Here’s a first (Ja)TaHoKu, which I made to prepare for the Logic Masters. Mostly an exercise in the interaction between the Tapa rules and the equal number of cells per row/column/region; that part seems to have potential as a Tapa variation. Would you have thought that even without rooms, the one Tapa clue implies that the mirrored cell has to be shaded?
Rules Place numbers from 1 to 4 into some cells, such that each row, column and region contains each number exactly once. Clues within the grid are Tapa clues; the numbered cells form a valid Tapa solution with respect to these. Clues along the bottom and right edges are skyscraper clues.
I´m not sure, but have that (Ja)Ta(Ho)Ku just one solution? If yes, then I’m surprised! If no, still incredible puzzle :-).
Yes, pretty sure it’s correct.
I found this out some years ago when playing around with Hungarian Tapa. A valid Tapa wall with the same number of cells in every row and colums is already very restricted and there are only a few grid sizes and number of tapa cells that work well together. You can try my Hungarian Tapa in the puzzle portal. If I remember correctly the Tapa part is already unique if you use ? instead of the clue numbers and its surprising how you get uniqueness in parts of the grid far away from every clue just by connectivity. And thats wirhout regions.

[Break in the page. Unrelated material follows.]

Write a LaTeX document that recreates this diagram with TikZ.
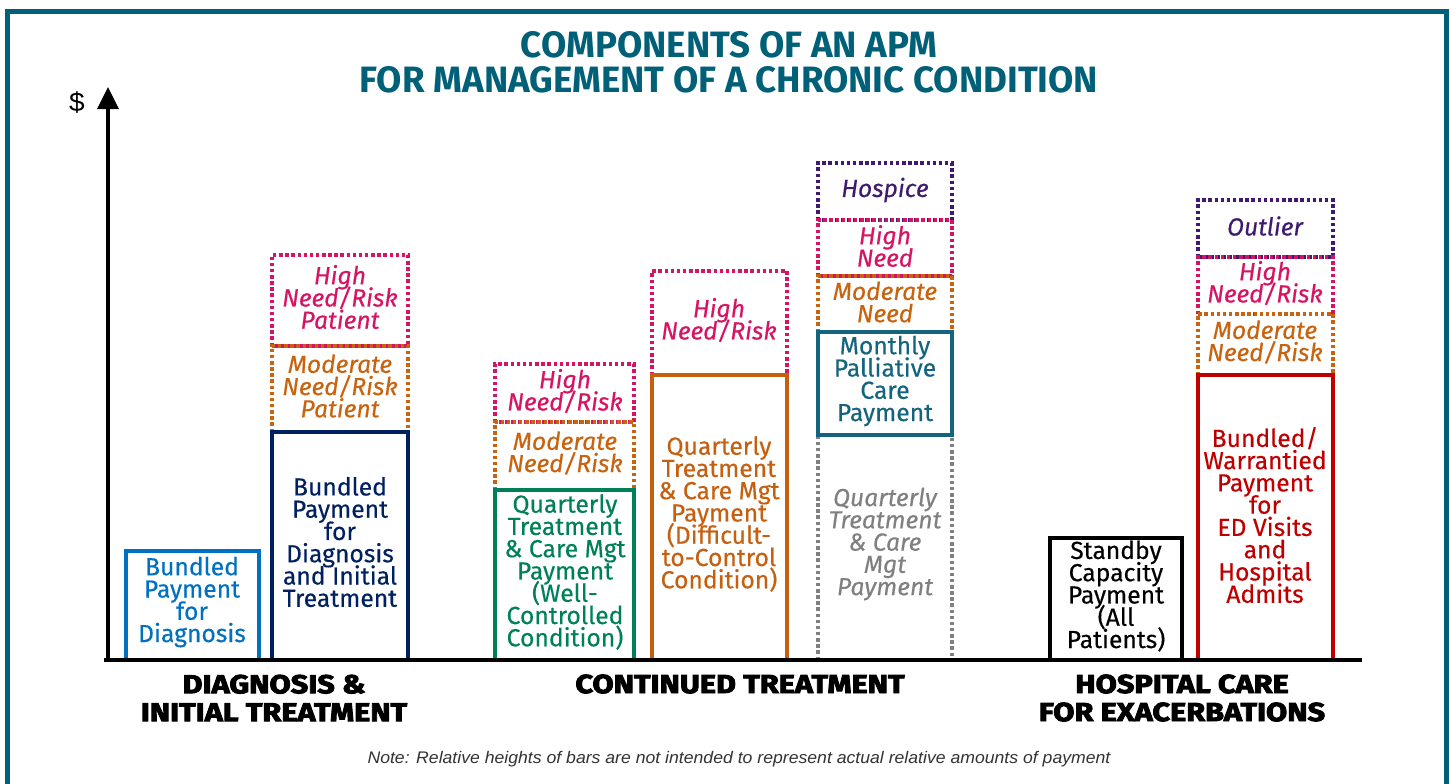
\documentclass[tikz,border=0pt]{standalone}
\usepackage{fontspec}
\setmainfont{Fira Sans}[UprightFeatures={FakeBold=0.35},ItalicFeatures={FakeBold=0.35}]
\newfontfamily\titlef{Fira Sans}
\newfontfamily\catf{Fira Sans}[FakeStretch=1.18,BoldFeatures={FakeBold=3.5}]
\newfontfamily\notef{Liberation Sans}[FakeStretch=1.05]
\usetikzlibrary{arrows.meta}
\newcommand\mytightls{\lineskiplimit=-20pt\relax\lineskip=0pt\relax}
\definecolor{teal1}{RGB}{0,96,120}
\definecolor{lblue}{RGB}{0,112,192}
\definecolor{navy}{RGB}{0,32,96}
\definecolor{hineed}{RGB}{214,20,100}
\definecolor{modneed}{RGB}{200,100,16}
\definecolor{grn}{RGB}{0,128,88}
\definecolor{orng}{RGB}{197,96,16}
\definecolor{purp}{RGB}{64,26,110}
\definecolor{gry}{RGB}{128,128,128}
\definecolor{redd}{RGB}{192,0,0}
\definecolor{palteal}{RGB}{20,100,125}
\definecolor{notec}{RGB}{50,50,50}
\begin{document}
\begin{tikzpicture}[x=0.75pt,y=-0.75pt,
  solidbox/.style={line width=3.3pt},
  dotbox/.style={line width=3pt,dash pattern=on 2.6pt off 2pt},
  lbl/.style={align=center,inner sep=0pt,font=\mytightls\fontsize{18.5pt}{16.7pt}\selectfont},
  ilbl/.style={lbl,font=\mytightls\fontsize{18.5pt}{16.7pt}\selectfont\itshape},
  cat/.style={align=center,inner sep=0pt,font=\catf\bfseries\fontsize{19.5pt}{21pt}\selectfont},
]
\useasboundingbox (0,0) rectangle (1450,783);
% frame
\draw[teal1,line width=3.75pt] (7.5,790) -- (7.5,11.5) -- (1446.5,11.5) -- (1446.5,790);
% title
\node[teal1,align=center,inner sep=0pt,font=\titlef\bfseries\fontsize{27.5pt}{26.5pt}\selectfont] (title) at (729,62) {COMPONENTS OF AN APM\\FOR MANAGEMENT OF A CHRONIC CONDITION};
% bar 1
\draw[solidbox,lblue] (126,660) rectangle (259,551);
\node[lbl,lblue] (b1) at (192,602) {Bundled\\Payment\\for\\Diagnosis};
% bar 2
\draw[dotbox,hineed] (272,346) rectangle (408,255);
\draw[dotbox,modneed] (272,432) rectangle (408,346);
\draw[solidbox,navy] (272,660) rectangle (408,432);
\node[ilbl,hineed] (b2h) at (340,297) {High\\Need/Risk\\Patient};
\node[ilbl,modneed] (b2m) at (340,386) {Moderate\\Need/Risk\\Patient};
\node[lbl,navy] (b2) at (340,542) {Bundled\\Payment\\for\\Diagnosis\\and Initial\\Treatment};
% bar 3
\draw[dotbox,hineed] (495,422) rectangle (634,364);
\draw[dotbox,modneed] (495,490) rectangle (634,422);
\draw[solidbox,grn] (495,660) rectangle (634,490);
\node[ilbl,hineed] (b3h) at (565,391) {High\\Need/Risk};
\node[ilbl,modneed] (b3m) at (565,453) {Moderate\\Need/Risk};
\node[lbl,grn] (b3) at (565,572) {Quarterly\\Treatment\\\& Care Mgt\\Payment\\(Well-\\Controlled\\Condition)};
% bar 4
\draw[dotbox,hineed] (652,375) rectangle (787,271);
\draw[solidbox,orng] (652,660) rectangle (787,375);
\node[ilbl,hineed] (b4h) at (719,320) {High\\Need/Risk};
\node[lbl,orng] (b4) at (719,514) {Quarterly\\Treatment\\\& Care Mgt\\Payment\\(Difficult-\\to-Control\\Condition)};
% bar 5
\draw[dotbox,gry] (818,660) rectangle (952,435);
\draw[dotbox,purp] (818,220) rectangle (952,163);
\draw[dotbox,hineed] (818,276) rectangle (952,220);
\draw[dotbox,modneed] (818,332) rectangle (952,276);
\draw[solidbox,palteal] (818,435) rectangle (952,332);
\node[ilbl,purp] (b5o) at (885,190) {Hospice};
\node[ilbl,hineed] (b5h) at (885,246) {High\\Need};
\node[ilbl,modneed] (b5m) at (885,302) {Moderate\\Need};
\node[lbl,palteal] (b5) at (885,381) {Monthly\\Palliative\\Care\\Payment};
\node[ilbl,gry] (b5g) at (885,544) {Quarterly\\Treatment\\\& Care\\Mgt\\Payment};
% bar 6
\draw[solidbox,black] (1050,660) rectangle (1182,538);
\node[lbl,black] (b6) at (1116,596) {Standby\\Capacity\\Payment\\(All\\Patients)};
% bar 7
\draw[dotbox,purp] (1198,257) rectangle (1333,200);
\draw[dotbox,hineed] (1198,314) rectangle (1333,257);
\draw[dotbox,modneed] (1198,375) rectangle (1333,314);
\draw[solidbox,redd] (1198,660) rectangle (1333,375);
\node[ilbl,purp] (b7o) at (1265,226) {Outlier};
\node[ilbl,hineed] (b7h) at (1265,283) {High\\Need/Risk};
\node[ilbl,modneed] (b7m) at (1265,342) {Moderate\\Need/Risk};
\node[lbl,redd] (b7) at (1265,515) {Bundled/\\Warrantied\\Payment\\for\\ED Visits\\and\\Hospital\\Admits};
% axes
\coordinate (o) at (108,661);
\coordinate (ytip) at (108,87);
\coordinate (xend) at (1362,660);
\coordinate (xstart) at (104,660);
\draw[line width=2.6pt,-{Triangle[width=15.75pt,length=16.5pt]}] (o) -- (ytip);
\draw[line width=3pt] (xstart) -- (xend);
\node[font=\notef\fontsize{20pt}{20pt}\selectfont,inner sep=0pt] (dollar) at (77,103) {\$};
% categories
\node[cat] (c1) at (274,698) {DIAGNOSIS \&\\INITIAL TREATMENT};
\node[cat] (c2) at (740,684) {CONTINUED TREATMENT};
\node[cat] (c3) at (1182,698) {HOSPITAL CARE\\FOR EXACERBATIONS};
% note
\node[notec,font=\notef\itshape\fontsize{12.6pt}{13pt}\selectfont,inner sep=0pt] (note) at (739,759) {Note: Relative heights of bars are not intended to represent actual relative amounts of payment};
\end{tikzpicture}
\end{document}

Ah yes, i remember solving that one, http://www.logic-masters.de/Raetselportal/Raetsel/zeigen.php?id=0001SG. The restrictions get a little less bad when the grid size grows. 9×9 with 5 shaded cells per row seems a lot easier to work with than this size.
Actually, it seems that the Tapa is already unique with just the one clue and the “4 shaded cells per row/column” restriction. No rooms required.